When Sanchez left the stage with the crowd in a singing and dancing frenzy, MC Cordell Green promptly responded to deafening screams for more. After the nattily attired singer was bestowed with a POD (People Order of Distinction), Sanchez again had the crowd screaming in delight as he unleashed Soul Provider and Living Up, which earned him a second encore. He skilfully delivered with Never Dis the Man.
On night one of Rebel Salute 2016, dubbed Singers Paradise, roots music provided fans with a pleasing contrast via veteran group The Congos and much newer performer Kabaka Pyramid. The Congos, who shared their set with French artiste Pappa Jay, blended rich harmonies with pulsating music, offering Open Up The Gate, Revolution, Thief in the Vineyard, and Fisherman. Pyramid was philosophical in blending thought-
provoking social commentary with songs such as Never Gonna Be a Slave, No Capitalist, Mi Alright and the potent Well Done.
In terms of grabbing the crowd's attention and keeping the gathering happy over a sustained period, the honours were shared among the hard-hitting Yvad, velvet smooth Hopeton James, St Ann natives Little Hero and his brother Pees Zed, and the internationally sounding Nesbeth and Nature.

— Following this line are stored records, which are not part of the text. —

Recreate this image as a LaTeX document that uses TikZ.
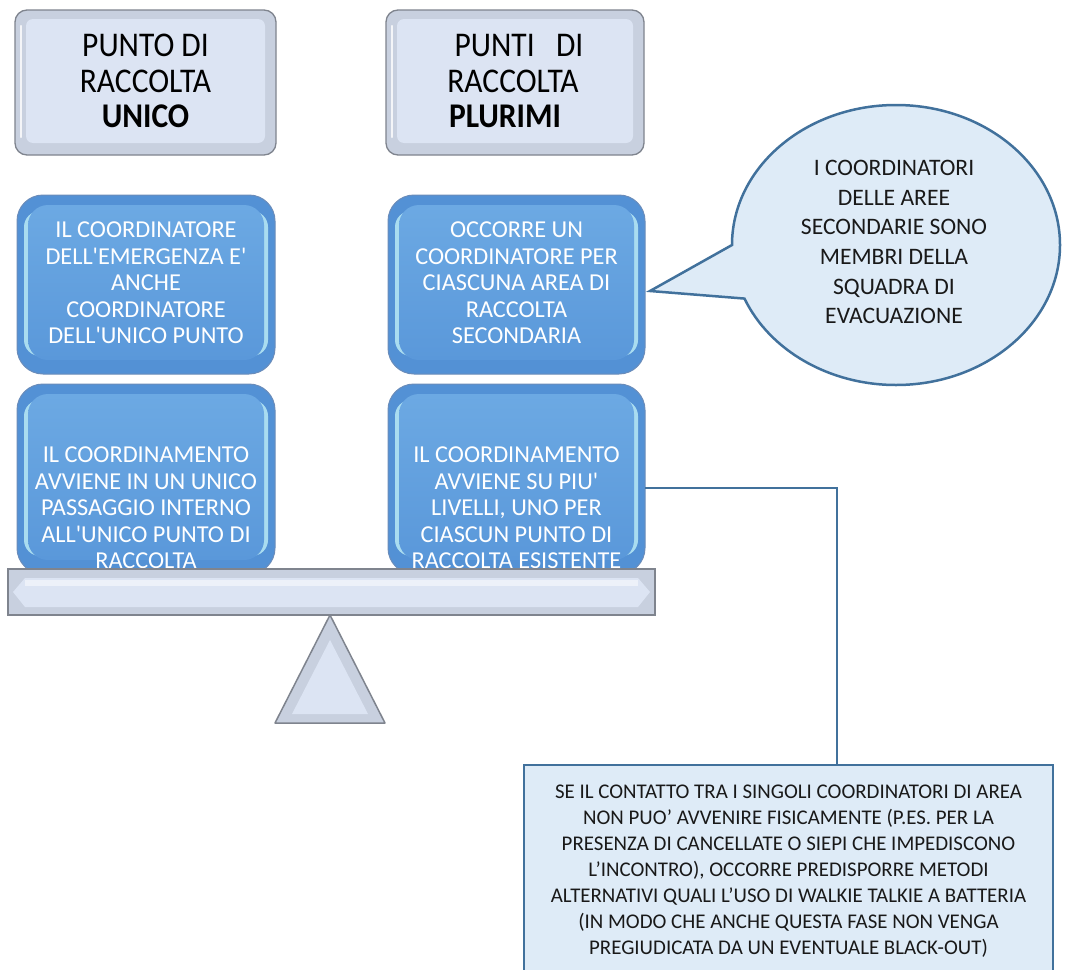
\documentclass[tikz,border=0pt]{standalone}
\usepackage{fontspec}
\setmainfont{Carlito}[Ligatures=TeXOff]
\usetikzlibrary{calc}
\definecolor{tband}{HTML}{C8D0DF}
\definecolor{tin}{HTML}{DCE4F3}
\definecolor{tbord}{HTML}{7F848E}
\definecolor{bdark}{HTML}{5391D5}
\definecolor{bedge}{HTML}{A9DCF0}
\definecolor{btop}{HTML}{6CA9E3}
\definecolor{bbot}{HTML}{5A98DA}
\definecolor{bbord}{HTML}{6A8CBA}
\definecolor{lightfill}{HTML}{DEEBF7}
\definecolor{darkline}{HTML}{41719C}
\newcommand{\topboxshape}[4]{%
  \draw[draw=tbord,line width=1.3,fill=tband,rounded corners=12] (#1,#2) rectangle (#3,#4);
  \fill[tin,rounded corners=7] (#1+11,#2+9) rectangle (#3-11,#4-12);
  \draw[white,line width=2.5,opacity=.8,line cap=round] (#1+6,#2+16) -- (#1+6,#4-18);
}
\newcommand{\blueboxshape}[4]{%
  \draw[draw=bbord,line width=1,fill=bdark,rounded corners=26] (#1,#2) rectangle (#3,#4);
  \fill[bedge,rounded corners=16] (#1+7,#2+16) rectangle (#3-7,#4-18);
  \shade[top color=btop,bottom color=bbot,rounded corners=20] (#1+11,#2+10) rectangle (#3-11,#4-14);
}
\tikzset{
  toptext/.style={inner sep=0,align=center,text=black,font=\fontsize{31.5}{32}\selectfont},
  bluetext/.style={inner sep=0,minimum width=257,align=center,text=white,font=\fontsize{24.3}{26.5}\selectfont},
  calltext/.style={inner sep=0,align=center,text=black!90,font=\fontsize{23.6}{29.7}\selectfont},
  notebox/.style={draw=darkline,line width=2,fill=lightfill,minimum width=529,minimum height=212,inner sep=0,align=center,text=black!90,font=\fontsize{20.9}{26}\selectfont},
  conn/.style={draw=darkline,line width=2},
  callout/.style={draw=darkline,line width=2.5,fill=lightfill,line join=miter}
}
\begin{document}
\begin{tikzpicture}[x=1pt,y=-1pt]
\useasboundingbox (0,0) rectangle (1073,969);
\fill[white] (0,0) rectangle (1073,969);
% top boxes
\topboxshape{15}{10}{276}{155}
\topboxshape{386}{10}{644}{155}
\node[toptext] (t1) at (145.5,85) {\scalebox{1}[1.1]{\begin{tabular}{@{}c@{}}PUNTO DI\\RACCOLTA\\\textbf{UNICO}\end{tabular}}};
\node[toptext] (t2) at (513,85) {\scalebox{1}[1.1]{\begin{tabular}{@{}c@{}}\hspace*{12pt}PUNTI\ \ \ DI\\RACCOLTA\\\textbf{PLURIMI}\hspace*{16pt}\end{tabular}}};
% blue boxes row 1
\blueboxshape{17}{195}{275}{374}
\blueboxshape{388}{195}{645}{374}
\node[bluetext] (b11) at (146,283) {IL COORDINATORE\\DELL'EMERGENZA E'\\ANCHE\\COORDINATORE\\DELL'UNICO PUNTO};
\node[bluetext] (b12) at (516.5,283) {OCCORRE UN\\COORDINATORE PER\\CIASCUNA AREA DI\\RACCOLTA\\SECONDARIA};
% blue boxes row 2
\blueboxshape{17}{384}{275}{574}
\blueboxshape{388}{384}{645}{574}
\node[bluetext] (b21) at (146,508) {IL COORDINAMENTO\\AVVIENE IN UN UNICO\\PASSAGGIO INTERNO\\ALL'UNICO PUNTO DI\\RACCOLTA};
\node[bluetext] (b22) at (516.5,508) {IL COORDINAMENTO\\AVVIENE SU PIU'\\LIVELLI, UNO PER\\CIASCUN PUNTO DI\\RACCOLTA ESISTENTE};
% beam
\draw[draw=tbord,line width=1.5,fill=tband] (8,569) rectangle (655,615);
\fill[tin] (13,592) -- (25,578) -- (638,578) -- (650,592) -- (638,607) -- (25,607) -- cycle;
\fill[white,opacity=.5] (25,580) rectangle (638,586);
% fulcrum
\draw[draw=tbord,line width=1.5,fill=tband,line join=round] (330,615) -- (385,723) -- (275,723) -- cycle;
\fill[tin] (330,640) -- (368,714) -- (292,714) -- cycle;
% callout
\draw[callout] (650,291) -- (732,245) arc[start angle=180,end angle=517.5,x radius=164,y radius=140] -- cycle;
\node[calltext] (c) at (894,242) {I COORDINATORI\\DELLE AREE\\SECONDARIE SONO\\MEMBRI DELLA\\SQUADRA DI\\EVACUAZIONE};
% note box
\node[notebox] (n) at (788.5,871) {SE IL CONTATTO TRA I SINGOLI COORDINATORI DI AREA\\NON PUO’ AVVENIRE FISICAMENTE (P.ES. PER LA\\PRESENZA DI CANCELLATE O SIEPI CHE IMPEDISCONO\\L’INCONTRO), OCCORRE PREDISPORRE METODI\\ALTERNATIVI QUALI L’USO DI WALKIE TALKIE A BATTERIA\\(IN MODO CHE ANCHE QUESTA FASE NON VENGA\\PREGIUDICATA DA UN EVENTUALE BLACK-OUT)};
% connector
\coordinate (k) at (837,488);
\draw[conn] (b22.east |- k) -- (k) -- (k |- n.north);
\end{tikzpicture}
\end{document}
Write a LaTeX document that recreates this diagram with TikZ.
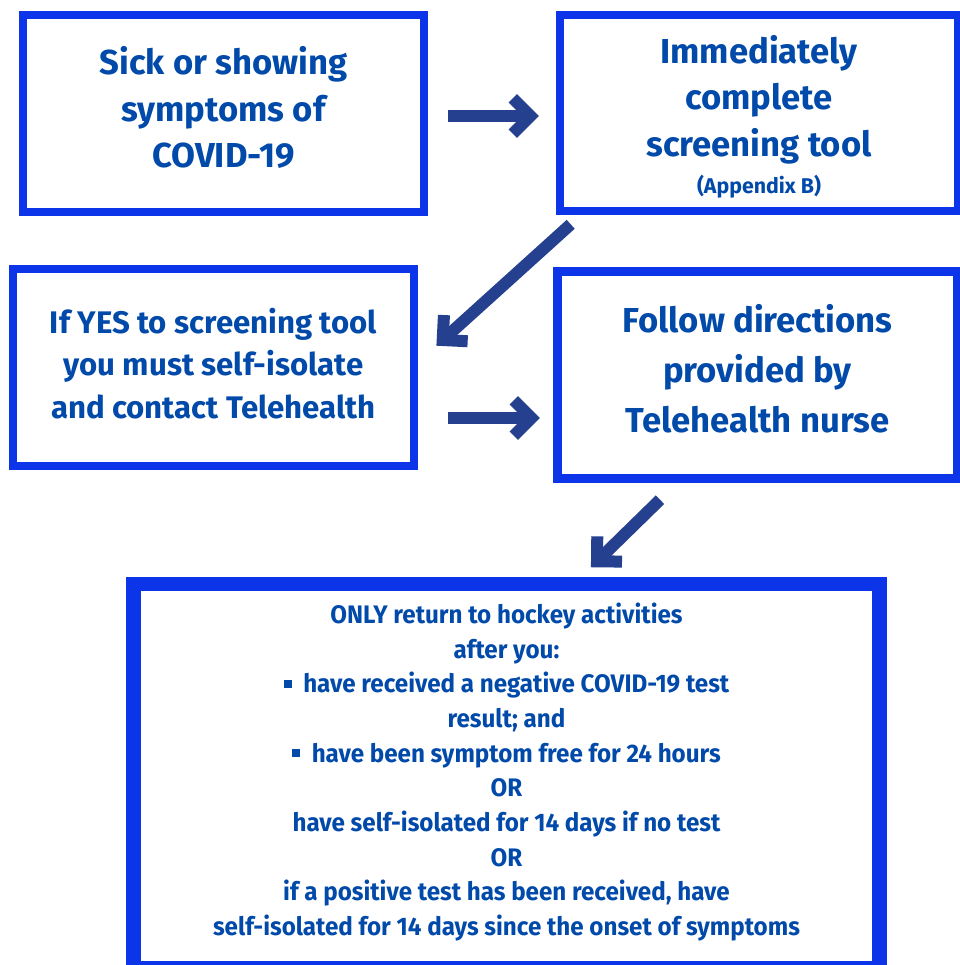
\documentclass[tikz,border=0pt]{standalone}
\usepackage{fontspec}
\setmainfont{Fira Sans}
\newfontfamily\condf[FakeStretch=0.955]{Fira Sans}
\usetikzlibrary{calc}
\definecolor{boxblue}{RGB}{12,52,232}
\definecolor{arrowblue}{RGB}{36,64,142}
\definecolor{textblue}{RGB}{2,74,170}
\tikzset{
  box/.style={draw=boxblue, fill=white, line width=6pt, rectangle, inner sep=0pt},
  txt/.style={align=center, text=textblue, inner sep=0pt},
  arrowline/.style={draw=arrowblue, line width=9pt, line cap=butt},
  arrowhd/.style={draw=arrowblue, line width=9pt, line cap=butt, line join=miter},
}
\newcommand\fatarrow[2]{%
  \draw[arrowline] (#1) -- (#2);
  \draw[arrowhd] ($(#2)!18.75pt!45:(#1)$) -- (#2) -- ($(#2)!18.75pt!-45:(#1)$);
}
\newcommand\bul{\rule[0.2em]{0.32em}{0.32em}}
\begin{document}
\begin{tikzpicture}[x=0.75pt, y=-0.75pt]
\fill[white] (0,0) rectangle (960,965);
\useasboundingbox (0,0) rectangle (960,965);

\node[box, minimum width=300.75pt, minimum height=147.75pt] (b1) at (223.5,113.5) {};
\node[txt, font=\fontsize{26}{35}\selectfont\bfseries] (t1) at (223.5,107.5)
  {Sick or showing\\symptoms of\\COVID-19};

\node[box, minimum width=298.5pt, minimum height=147pt] (b2) at (759,113) {};
\node[txt, font=\fontsize{26}{35}\selectfont\bfseries] (t2) at (759,116.5)
  {Immediately\\complete\\screening tool\\[-7.5pt]{\fontsize{16}{20}\selectfont (Appendix B)}};

\node[box, minimum width=300.75pt, minimum height=147.75pt] (b3) at (213.5,367.5) {};
\node[txt, font=\fontsize{23.4}{32}\selectfont\bfseries] (t3) at (213.5,363.5)
  {If YES to screening tool\\you must self-isolate\\and contact Telehealth};

\node[box, line width=6.75pt, minimum width=300pt, minimum height=155.25pt] (b4) at (757.5,375) {};
\node[txt, font=\fontsize{26}{37.5}\selectfont\bfseries] (t4) at (757.5,368.5)
  {Follow directions\\provided by\\Telehealth nurse};

\node[box, line width=11pt, minimum width=559.8pt, minimum height=288pt] (b5) at (506.5,776) {};
\node[txt, font=\condf\fontsize{19}{26}\selectfont\bfseries] (t5) at (506.5,772)
  {ONLY return to hockey activities\\after you:\\
   \bul\ \ have received a negative COVID-19 test\\result; and\\
   \bul\ \ have been symptom free for 24 hours\\OR\\
   have self-isolated for 14 days if no test\\OR\\
   if a positive test has been received, have\\
   self-isolated for 14 days since the onset of symptoms};

\coordinate (a1s) at (448,116);
\coordinate (a1t) at (530.5,116);
\coordinate (a2s) at (570.7,224.3);
\coordinate (a2t) at (442.7,340);
\coordinate (a3s) at (448,418);
\coordinate (a3t) at (531.5,418);
\coordinate (a4s) at (660,499.7);
\coordinate (a4t) at (597,561.3);

\fatarrow{a1s}{a1t}
\fatarrow{a2s}{a2t}
\fatarrow{a3s}{a3t}
\fatarrow{a4s}{a4t}
\end{tikzpicture}
\end{document}
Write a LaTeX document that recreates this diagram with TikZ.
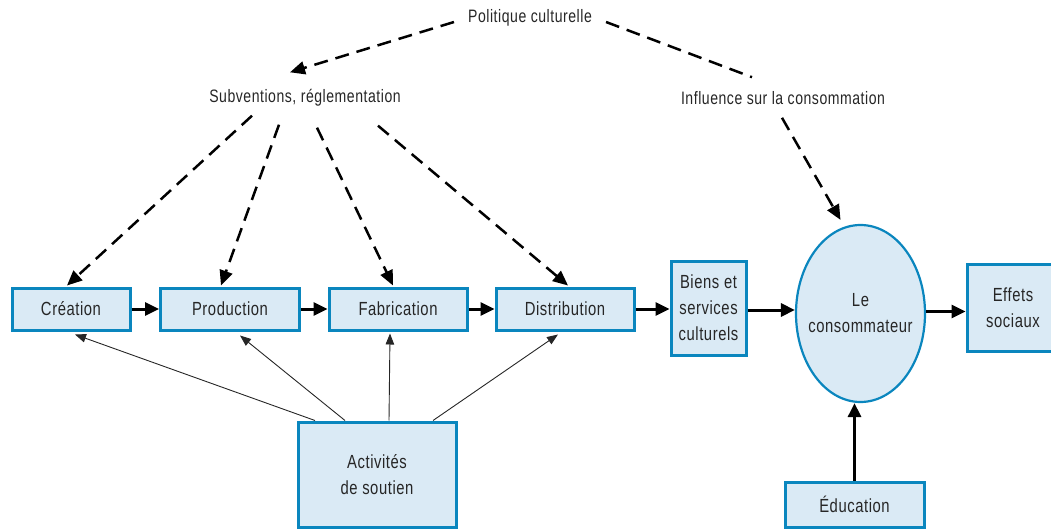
\documentclass[tikz,border=0pt]{standalone}
\usepackage{fontspec}
\setmainfont[FakeStretch=0.78,LetterSpace=3]{Liberation Sans}
\usetikzlibrary{arrows.meta,shapes.geometric,calc}
\definecolor{boxfill}{RGB}{218,234,245}
\definecolor{boxline}{RGB}{10,134,190}
\definecolor{txt}{RGB}{38,38,38}
\begin{document}
\begin{tikzpicture}[x=1pt,y=-1pt,
  every node/.style={text=txt, align=center},
  lbl/.style={font=\fontsize{18}{25}\selectfont, inner sep=4pt},
  bx/.style={draw=boxline, fill=boxfill, line width=3pt, rectangle, inner sep=0pt,
     font=\fontsize{19}{26}\selectfont},
  thk/.style={line width=3pt, -{Triangle[length=14pt,width=13pt]}},
  thin/.style={line width=0.9pt, draw=black!85, -{Triangle[length=11pt,width=8.5pt]}},
  dsh/.style={line width=2.5pt, dash pattern=on 14pt off 8pt},
  dsharr/.style={dsh, -{Triangle[length=15pt,width=13pt]}}
]
\useasboundingbox (0,0) rectangle (1051,529);
% labels
\node[lbl] (pol) at (530,18) {Politique culturelle};
\node[lbl] (sub) at (305,98) {Subventions, réglementation};
\node[lbl] (inf) at (783,98) {Influence sur la consommation};
% boxes
\node[bx, minimum width=118, minimum height=42] (crea) at (71,309) {Création};
\node[bx, minimum width=139, minimum height=42] (prod) at (230,309) {Production};
\node[bx, minimum width=138, minimum height=42] (fab) at (398,309) {Fabrication};
\node[bx, minimum width=138, minimum height=42] (dist) at (565,309) {Distribution};
\node[bx, minimum width=75, minimum height=94] (biens) at (708.5,308) {Biens et\\services\\culturels};
\node[bx, ellipse, line width=2.2pt, inner xsep=-20pt, inner ysep=-6pt, minimum width=129, minimum height=177] (ell) at (860.5,313.5) {Le\\consommateur};
\node[bx, minimum width=92, minimum height=87] (eff) at (1013,307.5) {Effets\\sociaux};
\node[bx, minimum width=158, minimum height=105] (act) at (377,474.5) {Activités\\de soutien};
\node[bx, minimum width=139, minimum height=45] (edu) at (854.5,504.5) {Éducation};
% thick flow arrows
\draw[thk] (crea.east) -- (prod.west);
\draw[thk] (prod.east) -- (fab.west);
\draw[thk] (fab.east) -- (dist.west);
\draw[thk] (dist.east) -- (dist.east -| biens.west);
\draw[thk] ([yshift=-2pt]biens.east) -- ([yshift=-2pt]biens.east -| ell.west);
\draw[thk] ([yshift=2pt]ell.east) -- ([yshift=2pt]ell.east -| eff.west);
\draw[thk] (edu.north) -- (edu.north |- ell.south);
% dashed arrows
\draw[dsharr] ([xshift=-10pt,yshift=-4pt]pol.west) -- ([xshift=-15pt,yshift=13pt]sub.north);
\draw[dsh] ([xshift=10pt,yshift=-4pt]pol.east) -- ([xshift=-31pt,yshift=10pt]inf.north);
\draw[dsharr] ([xshift=-1pt,yshift=-9pt]inf.south) -- ([xshift=-20pt,yshift=4pt]ell.north);
\draw[dsharr] ([xshift=-53pt,yshift=-5pt]sub.south) -- ([xshift=-4pt,yshift=1pt]crea.north);
\draw[dsharr] ([xshift=-26pt,yshift=-14pt]sub.south) -- ([xshift=-9pt,yshift=1pt]prod.north);
\draw[dsharr] ([xshift=12pt,yshift=-17pt]sub.south) -- ([xshift=-5pt,yshift=1pt]fab.north);
\draw[dsharr] ([xshift=73pt,yshift=-15pt]sub.south) -- ([xshift=3pt,yshift=1pt]dist.north);
% thin support arrows
\draw[thin] ([xshift=-62pt]act.north) -- ([xshift=4pt,yshift=-3pt]crea.south);
\draw[thin] ([xshift=-32pt]act.north) -- ([xshift=10pt,yshift=-4pt]prod.south);
\draw[thin] ([xshift=12pt]act.north) -- ([xshift=-8pt,yshift=-2pt]fab.south);
\draw[thin] ([xshift=56pt]act.north) -- ([xshift=-7pt,yshift=-3pt]dist.south);
\end{tikzpicture}
\end{document}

Yvad rolled back the clock with We Need Love, alongside newer songs such as Riverton and Herbalist. Hopeton James was like a well trained general, marching through Talk About Love, You Don't Care For Me, I'm in the Mood and Change Gonna Come, earning an encore.
Hero was compelling, blending older songs like God Alone with newer material including Freedom and Buss Again. Nature was all energy and charisma, dancing through Revolution, Trying Man and the powerful World Peace. Nesbeth was equally compelling with Ole Gangalee, Taste Victory and excellent My Dream.
Veteran acts Tony Gregory, as well as Ernie Smith and Pluto Shervington who performed together, engaged the fans, playing lively, interactive sets which generated much excitement. Ernie and Pluto were particularly witty with Ben' Down, Ram Goat Liver and Duppy Gunman.
While being significantly outnumbered by their male counterparts, the women on the line-up were dazzling with Gem Myers and firebrand Kelissa the most potent. It was a case of hit after hit for Myers, who stood tall with original songs and classy cover versions, while Kelissa was excellent with her message music.
LUST, Richie Spice, Bugle, Luciano, Everton Blender, Louie Culture and Jah Mason were virtually handcuffed by the situation. While they reminded fans of their class with a few offerings from their catalogues, many of their trademark hits were not delivered because of the limited time available.
Lukie D of LUST said he found it difficult to work with the stage manager telling them to cut their set. Spice went even further, saying he would not perform on Rebel Salute again unless he was given adequate time. Luciano and Blender deserve credit for trying to cram as many hits as they could into their respective sets.
Rebel Salute promoter Tony Rebel, who was celebrating his birthday. The Heptones, Jah Dore, Chezidek, Jah Mali, the Earth Kry Band, DuRite, Wild Life, The Wizard, Emmanuel Stain, Runkus and emerging roots singer Khalilah Rose, added much class to the positive side of the package.